Monday, 20 April 2009

Teaching is not brain surgery. It's Harder.

After watching Four Corners televison program tonight on unemployment I read this piece "Top Ten Necessities for Education Reform" that Will Richardson twittered . The piece is from a Psychology Today blog by Dr. Judy Willis a neurologist and middle school teacher:

For the first time since the institution of public education in the U.S., students currently in high school are less likely to graduate than their parents. the U.S. is the only industrialized country where that is true. Here are my recommendations to change the appalling dropout rate and prepare students for the 21st century.

1. Collaborate
2. Evaluate Information Accuracy
3. Teach Tolerance
4. Assessing Student Knowledge
5. Beyond Differentiation to Individualization.
6. Inspiration and engagement open the brain's information filters (reticular activating system and amygdala) to accept sensory input.
7. Lower Stress.
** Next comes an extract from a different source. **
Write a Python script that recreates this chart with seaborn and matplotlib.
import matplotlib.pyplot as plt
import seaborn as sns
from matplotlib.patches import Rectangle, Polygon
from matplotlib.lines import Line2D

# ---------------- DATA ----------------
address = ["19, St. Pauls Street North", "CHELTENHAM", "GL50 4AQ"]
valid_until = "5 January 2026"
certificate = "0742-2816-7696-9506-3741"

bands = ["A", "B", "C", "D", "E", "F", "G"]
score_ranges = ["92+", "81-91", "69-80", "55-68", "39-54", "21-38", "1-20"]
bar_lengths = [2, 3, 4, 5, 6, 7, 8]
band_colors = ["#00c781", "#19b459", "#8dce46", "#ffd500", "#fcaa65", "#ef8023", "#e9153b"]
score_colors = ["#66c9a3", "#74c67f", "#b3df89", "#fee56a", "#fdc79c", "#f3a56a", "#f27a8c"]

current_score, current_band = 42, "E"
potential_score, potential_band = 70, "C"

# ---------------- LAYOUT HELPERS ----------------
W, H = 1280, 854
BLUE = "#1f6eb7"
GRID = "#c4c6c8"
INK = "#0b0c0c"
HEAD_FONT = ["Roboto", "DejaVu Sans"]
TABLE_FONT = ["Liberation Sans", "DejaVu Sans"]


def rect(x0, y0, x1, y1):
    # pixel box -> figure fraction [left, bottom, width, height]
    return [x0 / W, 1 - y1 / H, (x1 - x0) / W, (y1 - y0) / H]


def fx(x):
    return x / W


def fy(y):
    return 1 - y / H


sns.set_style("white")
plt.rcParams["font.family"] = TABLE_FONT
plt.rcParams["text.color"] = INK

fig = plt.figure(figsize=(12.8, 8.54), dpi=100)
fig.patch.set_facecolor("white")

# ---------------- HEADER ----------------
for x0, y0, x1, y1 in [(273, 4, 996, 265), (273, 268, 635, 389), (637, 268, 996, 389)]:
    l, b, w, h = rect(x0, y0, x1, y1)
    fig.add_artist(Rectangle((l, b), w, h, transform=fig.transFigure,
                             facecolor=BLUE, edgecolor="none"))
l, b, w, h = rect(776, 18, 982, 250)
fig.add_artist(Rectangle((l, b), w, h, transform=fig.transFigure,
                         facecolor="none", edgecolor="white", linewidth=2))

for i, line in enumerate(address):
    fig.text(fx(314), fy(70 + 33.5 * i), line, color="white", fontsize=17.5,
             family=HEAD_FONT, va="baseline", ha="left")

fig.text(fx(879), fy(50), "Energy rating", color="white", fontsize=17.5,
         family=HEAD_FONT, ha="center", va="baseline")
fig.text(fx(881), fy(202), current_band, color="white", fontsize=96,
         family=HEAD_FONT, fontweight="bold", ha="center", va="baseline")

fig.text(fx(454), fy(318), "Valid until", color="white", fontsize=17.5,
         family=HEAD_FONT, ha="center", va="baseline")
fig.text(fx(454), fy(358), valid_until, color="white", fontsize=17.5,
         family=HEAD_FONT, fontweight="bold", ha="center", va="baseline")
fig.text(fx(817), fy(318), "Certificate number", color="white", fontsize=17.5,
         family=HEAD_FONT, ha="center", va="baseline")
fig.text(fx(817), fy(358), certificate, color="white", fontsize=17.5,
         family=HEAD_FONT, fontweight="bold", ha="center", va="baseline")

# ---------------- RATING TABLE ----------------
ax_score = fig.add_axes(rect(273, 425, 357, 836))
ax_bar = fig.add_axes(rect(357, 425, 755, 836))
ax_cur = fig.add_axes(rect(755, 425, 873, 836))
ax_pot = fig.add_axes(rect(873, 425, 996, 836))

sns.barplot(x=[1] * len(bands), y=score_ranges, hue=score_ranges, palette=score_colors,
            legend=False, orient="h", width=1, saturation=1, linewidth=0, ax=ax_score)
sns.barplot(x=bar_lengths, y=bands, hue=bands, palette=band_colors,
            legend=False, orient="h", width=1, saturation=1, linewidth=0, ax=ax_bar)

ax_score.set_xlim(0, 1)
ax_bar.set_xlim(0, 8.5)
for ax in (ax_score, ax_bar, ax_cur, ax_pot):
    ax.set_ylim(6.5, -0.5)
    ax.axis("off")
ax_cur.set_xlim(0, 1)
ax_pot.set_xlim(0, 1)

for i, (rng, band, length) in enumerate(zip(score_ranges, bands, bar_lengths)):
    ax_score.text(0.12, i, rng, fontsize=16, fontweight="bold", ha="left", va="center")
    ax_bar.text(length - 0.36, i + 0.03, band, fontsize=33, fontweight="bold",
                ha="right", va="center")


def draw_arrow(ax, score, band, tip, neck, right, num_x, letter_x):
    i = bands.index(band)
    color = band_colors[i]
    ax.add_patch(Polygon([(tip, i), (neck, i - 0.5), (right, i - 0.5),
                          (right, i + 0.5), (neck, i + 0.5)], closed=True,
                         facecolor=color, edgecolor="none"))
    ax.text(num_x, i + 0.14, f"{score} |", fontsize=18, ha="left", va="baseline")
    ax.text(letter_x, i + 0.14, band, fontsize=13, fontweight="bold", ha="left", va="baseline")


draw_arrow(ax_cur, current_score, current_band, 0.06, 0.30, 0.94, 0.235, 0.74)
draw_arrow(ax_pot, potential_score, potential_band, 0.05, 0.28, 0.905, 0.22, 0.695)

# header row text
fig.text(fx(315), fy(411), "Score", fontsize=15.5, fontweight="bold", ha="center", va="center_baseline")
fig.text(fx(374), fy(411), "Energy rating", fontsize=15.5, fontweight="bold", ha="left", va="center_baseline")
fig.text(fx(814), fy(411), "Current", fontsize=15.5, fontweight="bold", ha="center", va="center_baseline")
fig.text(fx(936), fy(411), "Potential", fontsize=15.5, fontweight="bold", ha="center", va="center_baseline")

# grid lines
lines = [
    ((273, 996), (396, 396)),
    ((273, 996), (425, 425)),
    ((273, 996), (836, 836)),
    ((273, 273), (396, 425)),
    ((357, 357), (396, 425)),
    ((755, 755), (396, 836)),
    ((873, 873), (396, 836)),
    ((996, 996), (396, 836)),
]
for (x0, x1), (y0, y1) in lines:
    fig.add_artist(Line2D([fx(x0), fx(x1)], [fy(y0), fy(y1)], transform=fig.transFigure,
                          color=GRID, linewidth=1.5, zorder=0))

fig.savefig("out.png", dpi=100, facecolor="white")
React or Reflect?
8. Using Learning Beyond the Classroom.
9. Teach students (and educators) the Brain Owner's Manual.
10. Teaching is not brain surgery. It's Harder. When teachers receive the recognition, status, and more of the autonomy I receive as a neurologist, we will attract the best and brightest to teaching and keep professional educators longer than the current five year average.